The Biden administration, the congressional Democrats, and the media would surely claim that the Republicans’ spending cuts damaged the economy and threw millions of people into desperate circumstances. Plenty of video of awful conditions that have already existed for years in California and other Democrat-run places would be provided as visible proof of damage done by the Republicans’ perfidy. The public, not trained in economics and hence unable to spot the fundamental flaws in Keynesian thinking, would, upon continual urging by the press, think post hoc ergo propter hoc and blame the Republicans for the recession.

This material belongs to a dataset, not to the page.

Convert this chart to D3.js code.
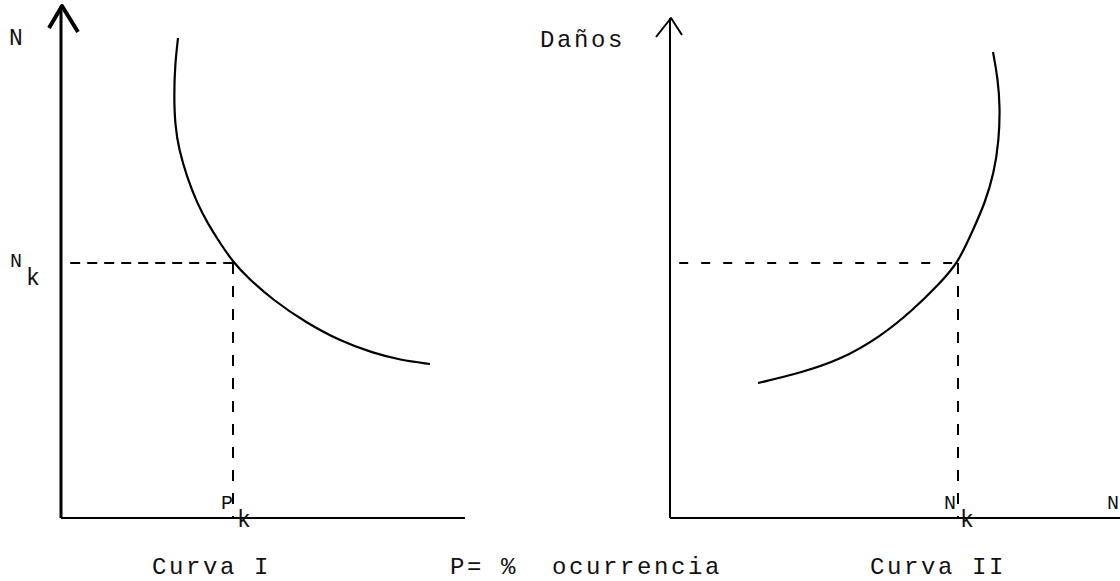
<!DOCTYPE html>
<html>
<head>
<meta charset="utf-8">
<script src="https://cdn.jsdelivr.net/npm/d3@7"></script>
<style>
body { margin: 0; background: #fff; }
text { font-family: "Liberation Mono", "DejaVu Sans Mono", monospace; fill: #111; white-space: pre; }
</style>
</head>
<body>
<svg id="chart" width="1120" height="581"></svg>
<script>
// curva I: N vs P (% ocurrencia)
var curvaIx = [29.25, 28.5, 28.25, 28.5, 29.5, 31.5, 34, 36.75, 39.75, 43, 46.75, 53, 61, 69.75, 78, 84.75, 92.25];
var curvaIy = [96, 90.6, 84.6, 78.6, 73.6, 68.2, 63, 58.8, 55, 51.2, 48, 43.6, 39.2, 35.4, 33, 31.6, 30.8];
// curva II: Danos vs N
var curvaIIx = [80.75, 82, 82.5, 82.25, 81, 78.75, 75.75, 72, 67.5, 60.75, 52.5, 42.5, 32.5, 22];
var curvaIIy = [93.2, 87.6, 82.2, 75.6, 69, 63, 57.6, 51, 47, 41.6, 36.2, 31.6, 29, 27];
var puntoI = {x: 43, y: 51};
var puntoII = {x: 72, y: 51};
var titulos = ["Curva I", "P= %  ocurrencia", "Curva II"];

var svg = d3.select("#chart");

var xI = d3.scaleLinear().domain([0, 100]).range([61, 461]);
var yI = d3.scaleLinear().domain([0, 100]).range([518, 18]);
var xII = d3.scaleLinear().domain([0, 100]).range([670, 1070]);
var yII = d3.scaleLinear().domain([0, 100]).range([518, 18]);

function zip(xs, ys) {
    return xs.map(function(v, i) { return {x: v, y: ys[i]}; });
}

function dibujarPanel(x, y, datos, punto, opts) {
    var g = svg.append("g");
    var x0 = x(0), y0 = y(0);

    // ejes
    g.append("line")
        .attr("x1", x0).attr("x2", x0)
        .attr("y1", y0).attr("y2", opts.top)
        .attr("stroke", "#000").attr("stroke-width", opts.ejeW);
    g.append("line")
        .attr("x1", x0).attr("x2", opts.right)
        .attr("y1", y0).attr("y2", y0)
        .attr("stroke", "#000").attr("stroke-width", 2.2);

    // flecha
    g.append("path")
        .attr("d", "M" + (x0 - opts.ala[0]) + "," + (opts.top + opts.ala[1]) +
                   "L" + (x0 + 1) + "," + opts.top +
                   "L" + (x0 + opts.ala[2]) + "," + (opts.top + opts.ala[3]))
        .attr("fill", "none")
        .attr("stroke", "#000")
        .attr("stroke-width", opts.flechaW)
        .attr("stroke-linejoin", "round");

    // guias a trazos
    g.append("line")
        .attr("x1", x(2.3)).attr("x2", x(punto.x))
        .attr("y1", y(punto.y)).attr("y2", y(punto.y))
        .attr("stroke", "#000").attr("stroke-width", 2)
        .attr("stroke-dasharray", opts.dashH);
    g.append("line")
        .attr("x1", x(punto.x)).attr("x2", x(punto.x))
        .attr("y1", y(punto.y)).attr("y2", y0)
        .attr("stroke", "#000").attr("stroke-width", 2)
        .attr("stroke-dasharray", "11,12");

    // curva
    var linea = d3.line()
        .x(function(d) { return x(d.x); })
        .y(function(d) { return y(d.y); })
        .curve(d3.curveBasis);
    g.append("path")
        .datum(datos)
        .attr("d", linea)
        .attr("fill", "none")
        .attr("stroke", "#000")
        .attr("stroke-width", 2.2);

    return g;
}

function subindice(g, xpos, ypos, base, sub) {
    g.append("text").attr("x", xpos).attr("y", ypos)
        .style("font-size", "20px").text(base);
    g.append("text").attr("x", xpos + 16).attr("y", ypos + 18)
        .style("font-size", "23px").text(sub);
}

var gI = dibujarPanel(xI, yI, zip(curvaIx, curvaIy), puntoI,
    {top: 6, right: 465, ejeW: 3, flechaW: 4, ala: [12, 22, 17, 26], dashH: "10,7"});
var gII = dibujarPanel(xII, yII, zip(curvaIIx, curvaIIy), puntoII,
    {top: 18, right: 1125, ejeW: 2, flechaW: 2, ala: [14, 19, 12, 17], dashH: "9,13"});

// etiquetas de ejes
gI.append("text").attr("x", 9).attr("y", 45).style("font-size", "23px").text("N");
subindice(gI, 10, yI(puntoI.y) + 4, "N", "k");
subindice(gI, xI(puntoI.x) - 12, yI(0) - 9, "P", "k");
gII.append("text").attr("x", 540).attr("y", 47).style("font-size", "24px").style("letter-spacing", "2.6px").text("Daños");
subindice(gII, xII(puntoII.x) - 14, yII(0) - 9, "N", "k");
gII.append("text").attr("x", 1107).attr("y", yII(0) - 9).style("font-size", "20px").text("N");

// titulos inferiores
var tx = [152, 450, 870];
svg.selectAll("text.titulo")
    .data(titulos)
    .enter()
    .append("text")
    .attr("class", "titulo")
    .attr("x", function(d, i) { return tx[i]; })
    .attr("y", 574)
    .style("font-size", "24px")
    .style("letter-spacing", "2.6px")
    .text(function(d) { return d; });
</script>
</body>
</html>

The biggest issue for the public would thus have turned against the fiscally less-irresponsible party in the 2024 elections. Economic policies would consequently become even more disastrous in 2025.
The Republicans’ feebleness and President Joe Biden’s crowing about his great success in the deal averts that scenario. Biden and his party own the deal.
The scenario is now very different: the debt ceiling deal, with Democrats getting pretty much everything they want, is followed by a recession that was going to happen anyway. The Democrats and the press (but I repeat myself) blame it on the Republicans according to the natural order of things, but it is less plausible because they all bragged so much about having got what they wanted.
Perhaps this time the Republicans have reversed their customary practice of snatching defeat from the jaws of victory and have stumbled into a less-ruinous outcome than usual.
Not that they deserve any credit for it.